Getting it there in an hour, though, is pretty ambitious. Mehta is unfazed by the crash-and-burn sagas of companies such as Webvan and Kozmo.com. "This is the first time in history where a company like Instacart is possible," he says. "To do this 10 or 15 years ago, we would have had to build the communication network and the hardware. Today, we have to build an app and provide that to the shoppers."

Instacart is up and running in eight cities, with plans to launch in nine more by the end of the year. The company, which Mehta says has "tens of millions" in revenue, has raised about $55 million from Andreessen Horowitz, Sequoia Capital, Y Combinator, Khosla Ventures, and Canaan Partners, enabling it to hire 40 employees. About 1,000 people are registered to shop and deliver groceries for the company; they receive two hours of online training from Instacart, and Mehta says the speediest of them--who make multiple deliveries in less than 60 minutes--can make $25 an hour.

For Mehta, the big questions are how many people want Instacart's service and whether his company can be profitable offering it. "Most people are willing to go to the store themselves," says Sucharita Mulpuru, a retail analyst at Forrester Research. "And free shipping is the single biggest successful promotion in e-commerce. People don't like paying for delivery. They would rather wait."

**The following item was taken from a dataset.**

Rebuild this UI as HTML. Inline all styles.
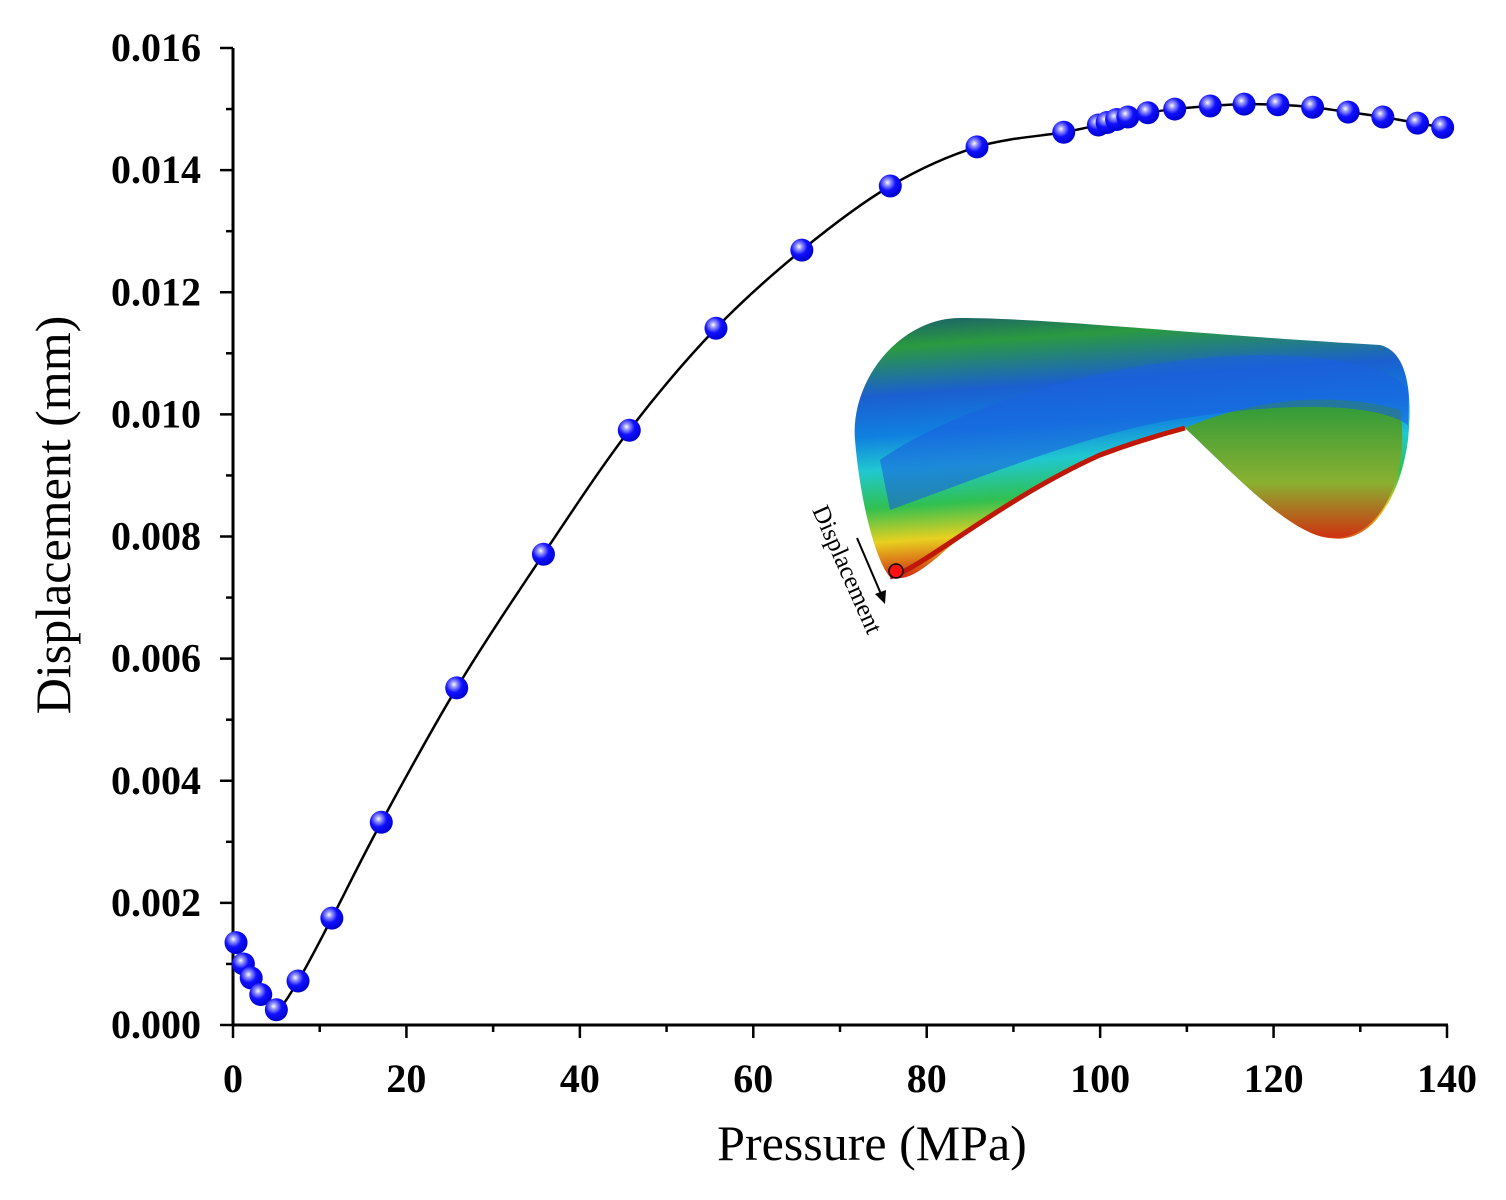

Instacart, which has no inventory, no warehouses, and no salaried drivers, has devised some clever strategies to help the company and its shoppers be hyperefficient. (If your shopping list gets too long, you’ll be offered cheaper two-hour delivery instead.) Its shopper app includes maps of every store it works with, showing the location of each item and plotting out the most efficient path between them. The company has calculated checkout times at each store at various times of the day. (Some stores allow Instacart shoppers to bypass standard checkout lines.)

In locations where parking is a problem, deliveries can be split between a shopper, who buys the merchandise, and a driver, who shows up curbside. Instacart also sets its own prices, which may not be the same as the store's.

All this, says Mehta, adds up to a lean business model earlier Web delivery services couldn't match. "How do you create this amazing experience when you don’t control anything in the background?" asks Mehta. "We have solved that and got it to scale."